Which expression is equivalent to 8 + d^2 + 3?

1. TRANSLATE the problem information

• Given: \(8 + \mathrm{d}^2 + 3\)
• Find: Which expression is equivalent to this

2. INFER the approach needed

• I need to simplify this expression by combining like terms
• The constants 8 and 3 can be combined since they're both constant terms
• The \(\mathrm{d}^2\) term stays separate since it's not a constant

3. SIMPLIFY by combining like terms

• Rearrange for clarity: \(\mathrm{d}^2 + 8 + 3\)
• Add the constants: \(8 + 3 = 11\)
• Final simplified form: \(\mathrm{d}^2 + 11\)

Answer: B (\(\mathrm{d}^2 + 11\))

Why Students Usually Falter on This Problem

Most Common Error Path:

Weak SIMPLIFY execution: Students make basic arithmetic errors when adding \(8 + 3\), perhaps getting 5, 24, or other incorrect sums.
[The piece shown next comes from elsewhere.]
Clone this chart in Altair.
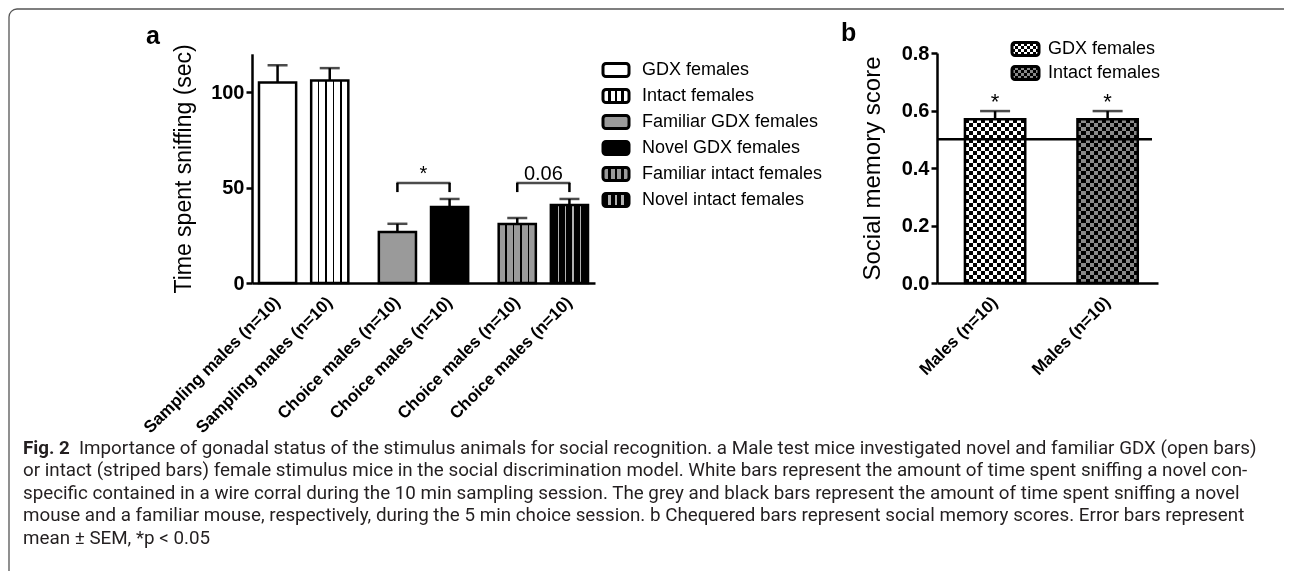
import altair as alt
import pandas as pd

W, H = 1276, 563

# ---------------- panel a data ----------------
a_group = ["Sampling", "Sampling", "Choice GDX", "Choice GDX", "Choice intact", "Choice intact"]
a_sub = ["first", "second", "first", "second", "first", "second"]
a_series = ["GDX females", "Intact females", "Familiar GDX females", "Novel GDX females",
            "Familiar intact females", "Novel intact females"]
a_tick_label = ["Sampling males (n=10)", "Sampling males (n=10)", "Choice males (n=10)",
                "Choice males (n=10)", "Choice males (n=10)", "Choice males (n=10)"]
a_mean = [105.0, 106.0, 26.7, 39.8, 30.9, 40.8]
a_sem = [9.0, 6.5, 4.3, 4.2, 3.1, 3.2]

a_brk_group = ["Choice GDX", "Choice intact"]
a_brk_text = ["*", "0.06"]
a_brk_top = [52.4, 52.4]
a_brk_foot = [47.6, 47.6]

# ---------------- panel b data ----------------
b_series = ["GDX females", "Intact females"]
b_tick_label = ["Males (n=10)", "Males (n=10)"]
b_mean = [0.57, 0.57]
b_sem = [0.028, 0.028]
b_sig = ["*", "*"]
b_chance = [0.5]

caption_bold = "Fig. 2"
caption_lines = [
    "Importance of gonadal status of the stimulus animals for social recognition. a Male test mice investigated novel and familiar GDX (open bars)",
    "or intact (striped bars) female stimulus mice in the social discrimination model. White bars represent the amount of time spent sniffing a novel con-",
    "specific contained in a wire corral during the 10 min sampling session. The grey and black bars represent the amount of time spent sniffing a novel",
    "mouse and a familiar mouse, respectively, during the 5 min choice session. b Chequered bars represent social memory scores. Error bars represent",
    "mean \u00b1 SEM, *p < 0.05",
]

FONT = "Liberation Sans"
CAPFONT = "Roboto"
CAPSIZE = 18.8


# ---------------- fill helpers (styles only) ----------------
def lines_grad(base, line, n_lines, frac):
    stops = [alt.GradientStop(offset=0, color=base)]
    for i in range(n_lines):
        p = (i + 1) / (n_lines + 1)
        a, b = p - frac / 2, p + frac / 2
        stops += [alt.GradientStop(offset=a, color=base), alt.GradientStop(offset=a, color=line),
                  alt.GradientStop(offset=b, color=line), alt.GradientStop(offset=b, color=base)]
    stops.append(alt.GradientStop(offset=1, color=base))
    return alt.LinearGradient(gradient="linear", stops=stops, x1=0, y1=0, x2=1, y2=0)


def bands_grad(n, c1, c2, vertical_bands):
    stops = []
    for i in range(n):
        c = c1 if i % 2 == 0 else c2
        stops += [alt.GradientStop(offset=i / n, color=c), alt.GradientStop(offset=(i + 1) / n, color=c)]
    if vertical_bands:
        return alt.LinearGradient(gradient="linear", stops=stops, x1=0, y1=0, x2=1, y2=0)
    return alt.LinearGradient(gradient="linear", stops=stops, x1=0, y1=0, x2=0, y2=1)


GREY = "#9a9a9a"


def a_fill(series, frac):
    nl = 4 if frac < 0.05 else 3
    return {
        "GDX females": "white",
        "Intact females": lines_grad("white", "black", nl, frac),
        "Familiar GDX females": GREY,
        "Novel GDX females": "black",
        "Familiar intact females": lines_grad(GREY, "black", nl, frac),
        "Novel intact females": lines_grad("black", "#b0b0b0", nl, frac),
    }[series]


# ---------------- panel a ----------------
dfA = pd.DataFrame({"group": a_group, "sub": a_sub, "series": a_series,
                    "label": a_tick_label, "mean": a_mean, "sem": a_sem})

xA = alt.X("group:N", scale=alt.Scale(domain=["Sampling", "Choice GDX", "Choice intact"],
                                      range=[244, 587], paddingInner=0.138, paddingOuter=0),
           axis=alt.Axis(orient="bottom", offset=-(H - 275), labels=False, ticks=False,
                         domainColor="black", domainWidth=2.5, title=None, grid=False))
xoA = alt.XOffset("sub:N", scale=alt.Scale(domain=["first", "second"], paddingInner=0.288, paddingOuter=0.134))
yscaleA = alt.Scale(domain=[0, 120], range=[275, 45.8], nice=False, zero=True)
yA = alt.Y("mean:Q", scale=yscaleA,
           axis=alt.Axis(orient="left", offset=-244, values=[0, 50, 100], tickSize=6, tickWidth=2.5,
                         tickColor="black", domainColor="black", domainWidth=2.5, grid=False,
                         labelFont=FONT, labelFontSize=20, labelFontWeight="bold", labelColor="black",
                         labelPadding=2, title="Time spent sniffing (sec)", titleFont=FONT,
                         titleFontSize=23, titleFontWeight="normal", titleColor="black", titlePadding=15))

baseA = alt.Chart(dfA)
layersA = []
for s in a_series:
    layersA.append(
        baseA.transform_filter(alt.datum.series == s)
        .mark_bar(fill=a_fill(s, 0.04), stroke="black", strokeWidth=2.5)
        .encode(x=xA, xOffset=xoA, y=yA)
    )
errA = baseA.transform_calculate(hi="datum.mean + datum.sem").mark_rule(color="black", strokeWidth=2.5).encode(
    x=xA, xOffset=xoA, y=alt.Y("mean:Q", scale=yscaleA), y2="hi:Q")
capA = baseA.transform_calculate(hi="datum.mean + datum.sem").mark_tick(
    color="black", thickness=2.5, size=20, orient="horizontal").encode(
    x=xA, xOffset=xoA, y=alt.Y("hi:Q", scale=yscaleA))
labA = baseA.mark_text(angle=315, align="right", baseline="middle", dx=-12, dy=12,
                       font=FONT, fontSize=17, fontWeight="bold", color="black").encode(
    x=xA, xOffset=xoA, y=alt.Y(datum=0, scale=yscaleA), text="label:N")

brk_rows = []
for g, t, top, foot in zip(a_brk_group, a_brk_text, a_brk_top, a_brk_foot):
    for sb in ["first", "second"]:
        brk_rows.append({"group": g, "sub": sb, "text": t, "top": top, "foot": foot})
dfBrk = pd.DataFrame(brk_rows)
brkFeet = alt.Chart(dfBrk).mark_rule(color="black", strokeWidth=2.5).encode(
    x=xA, xOffset=xoA, y=alt.Y("foot:Q", scale=yscaleA), y2="top:Q")
brkTop = alt.Chart(dfBrk).transform_filter(alt.datum.sub == "first").mark_tick(
    color="black", thickness=2.5, size=54, orient="horizontal").encode(
    x=xA, y=alt.Y("top:Q", scale=yscaleA))
brkText = alt.Chart(dfBrk).transform_filter(alt.datum.sub == "first").mark_text(
    baseline="alphabetic", dy=-3, font=FONT, fontSize=20, color="black").encode(
    x=xA, y=alt.Y("top:Q", scale=yscaleA), text="text:N")

panelA = alt.layer(*layersA, errA, capA, brkFeet, brkTop, brkText, labA)

# ---------------- legend a ----------------
dfLA = pd.DataFrame({"label": a_series})
yLA = alt.Y("label:N", scale=alt.Scale(domain=a_series, range=[49, 205], paddingInner=0.5, paddingOuter=0.25),
            axis=None)
legA_layers = []
for s in a_series:
    legA_layers.append(
        alt.Chart(dfLA).transform_filter(alt.datum.label == s)
        .mark_rect(fill=a_fill(s, 0.08), stroke="black", strokeWidth=3, cornerRadius=3)
        .encode(y=yLA, x=alt.value(595), x2=alt.value(621))
    )
legA_text = alt.Chart(dfLA).mark_text(align="left", baseline="middle", font=FONT, fontSize=18,
                                      color="black").encode(y=yLA, x=alt.value(634), text="label:N")
legendA = alt.layer(*legA_layers, legA_text)

# ---------------- panel b ----------------
dfB = pd.DataFrame({"series": b_series, "label": b_tick_label, "mean": b_mean, "sem": b_sem, "sig": b_sig})
xB = alt.X("series:N", scale=alt.Scale(domain=b_series, range=[929, 1150], paddingInner=0.464,
                                       paddingOuter=0.214, align=0.58),
           axis=alt.Axis(orient="bottom", offset=-(H - 275), labels=False, ticks=False,
                         domainColor="black", domainWidth=2.5, title=None, grid=False))
yscaleB = alt.Scale(domain=[0, 0.8], range=[275, 45], nice=False, zero=True)
yB = alt.Y("mean:Q", scale=yscaleB,
           axis=alt.Axis(orient="left", offset=-929, values=[0, 0.2, 0.4, 0.6, 0.8], format=".1f",
                         tickSize=6, tickWidth=2.5, tickColor="black", domainColor="black",
                         domainWidth=2.5, grid=False, labelFont=FONT, labelFontSize=20,
                         labelFontWeight="bold", labelColor="black", labelPadding=2,
                         title="Social memory score", titleFont=FONT, titleFontSize=24,
                         titleFontWeight="normal", titleColor="black", titlePadding=17))
baseB = alt.Chart(dfB)
chkV = baseB.mark_bar(fill=bands_grad(15, "white", "black", True)).encode(x=xB, y=yB)
chkH = baseB.mark_bar(fill=bands_grad(41, "white", "black", False), blend="difference").encode(x=xB, y=yB)
chkG = baseB.transform_filter(alt.datum.series == "Intact females").mark_bar(
    fill="#8a8a8a", blend="multiply").encode(x=xB, y=yB)
outB = baseB.mark_bar(fillOpacity=0, stroke="black", strokeWidth=2.5).encode(x=xB, y=yB)
errB = baseB.transform_calculate(hi="datum.mean + datum.sem").mark_rule(color="black", strokeWidth=2.5).encode(
    x=xB, y=alt.Y("mean:Q", scale=yscaleB), y2="hi:Q")
capB = baseB.transform_calculate(hi="datum.mean + datum.sem").mark_tick(
    color="black", thickness=2.5, size=30, orient="horizontal").encode(x=xB, y=alt.Y("hi:Q", scale=yscaleB))
sigB = baseB.transform_calculate(hi="datum.mean + datum.sem").mark_text(
    baseline="alphabetic", dy=-2, font=FONT, fontSize=22, color="black").encode(
    x=xB, y=alt.Y("hi:Q", scale=yscaleB), text="sig:N")
chance = alt.Chart(pd.DataFrame({"chance": b_chance})).mark_rule(color="black", strokeWidth=2.5).encode(
    y=alt.Y("chance:Q", scale=yscaleB), x=alt.value(929), x2=alt.value(1144))
labB = baseB.mark_text(angle=315, align="right", baseline="middle", dx=-12, dy=12,
                       font=FONT, fontSize=17, fontWeight="bold", color="black").encode(
    x=xB, y=alt.Y(datum=0, scale=yscaleB), text="label:N")
panelB = alt.layer(chkV, chkH, chkG, outB, errB, capB, chance, sigB, labB)

# ---------------- legend b ----------------
dfLB = pd.DataFrame({"label": b_series})
yLB = alt.Y("label:N", scale=alt.Scale(domain=b_series, range=[29, 77], paddingInner=0.46, paddingOuter=0.23),
            axis=None)
lbV = alt.Chart(dfLB).mark_rect(fill=bands_grad(9, "white", "black", True)).encode(
    y=yLB, x=alt.value(1004), x2=alt.value(1031))
lbH = alt.Chart(dfLB).mark_rect(fill=bands_grad(4, "white", "black", False), blend="difference").encode(
    y=yLB, x=alt.value(1004), x2=alt.value(1031))
lbG = alt.Chart(dfLB).transform_filter(alt.datum.label == "Intact females").mark_rect(
    fill="#8a8a8a", blend="multiply").encode(y=yLB, x=alt.value(1004), x2=alt.value(1031))
lbO = alt.Chart(dfLB).mark_rect(fillOpacity=0, stroke="black", strokeWidth=3, cornerRadius=3).encode(
    y=yLB, x=alt.value(1004), x2=alt.value(1031))
lbT = alt.Chart(dfLB).mark_text(align="left", baseline="middle", font=FONT, fontSize=18, color="black").encode(
    y=yLB, x=alt.value(1040), text="label:N")
legendB = alt.layer(lbV, lbH, lbG, lbO, lbT)

# ---------------- caption ----------------
dfCap = pd.DataFrame({"line": list(range(len(caption_lines))), "text": caption_lines})
yCap = alt.Y("line:O", scale=alt.Scale(type="point", domain=list(range(len(caption_lines))),
                                       range=[440, 529.6], padding=0), axis=None)
cap0 = alt.Chart(dfCap).transform_filter(alt.datum.line == 0).mark_text(
    align="left", baseline="middle", font=CAPFONT, fontSize=CAPSIZE, color="#231f20").encode(
    y=yCap, x=alt.value(71), text="text:N")
capRest = alt.Chart(dfCap).transform_filter(alt.datum.line > 0).mark_text(
    align="left", baseline="middle", font=CAPFONT, fontSize=CAPSIZE, color="#231f20").encode(
    y=yCap, x=alt.value(15), text="text:N")
capBold = alt.Chart(pd.DataFrame({"text": [caption_bold], "line": [0]})).mark_text(
    align="left", baseline="middle", font=CAPFONT, fontSize=CAPSIZE, fontWeight="bold", color="#231f20").encode(
    y=yCap, x=alt.value(15), text="text:N")
caption = alt.layer(cap0, capRest, capBold)

# ---------------- panel letters & frame ----------------
letA = alt.Chart(pd.DataFrame({"t": ["a"]})).mark_text(
    align="left", baseline="middle", font=FONT, fontSize=25, fontWeight="bold", color="black").encode(
    x=alt.value(138), y=alt.value(28), text="t:N")
letB = alt.Chart(pd.DataFrame({"t": ["b"]})).mark_text(
    align="left", baseline="middle", font=FONT, fontSize=25, fontWeight="bold", color="black").encode(
    x=alt.value(833), y=alt.value(25), text="t:N")
frame = alt.Chart(pd.DataFrame({"k": [0]})).mark_rect(
    fillOpacity=0, stroke="#555555", strokeWidth=1.3, cornerRadius=8).encode(
    x=alt.value(1), y=alt.value(1), x2=alt.value(1400), y2=alt.value(700))

chart = (
    alt.layer(frame, panelA, legendA, panelB, legendB, caption, letA, letB)
    .resolve_scale(x="independent", y="independent", xOffset="independent")
    .resolve_axis(x="independent", y="independent")
    .properties(width=W, height=H, autosize="none", padding=0, background="white")
    .configure_view(stroke=None)
)

chart.save("out.html", embed_options={"renderer": "svg", "actions": False})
If they calculate \(8 + 3 = 5\), this leads them to \(\mathrm{d}^2 + 5\), making them select Choice C (\(\mathrm{d}^2 + 5\)).

Second Most Common Error:

Poor TRANSLATE reasoning: Students might misread the operation signs in the original expression, seeing subtraction where there's addition.

If they misread \(8 + \mathrm{d}^2 + 3\) as involving subtraction, they might work with incorrect terms and end up confused, leading to guessing among the remaining choices.

The Bottom Line:

This problem tests fundamental algebra skills - recognizing like terms and performing basic arithmetic accurately. Even though it looks simple, small errors in reading or calculation can easily lead to wrong answers.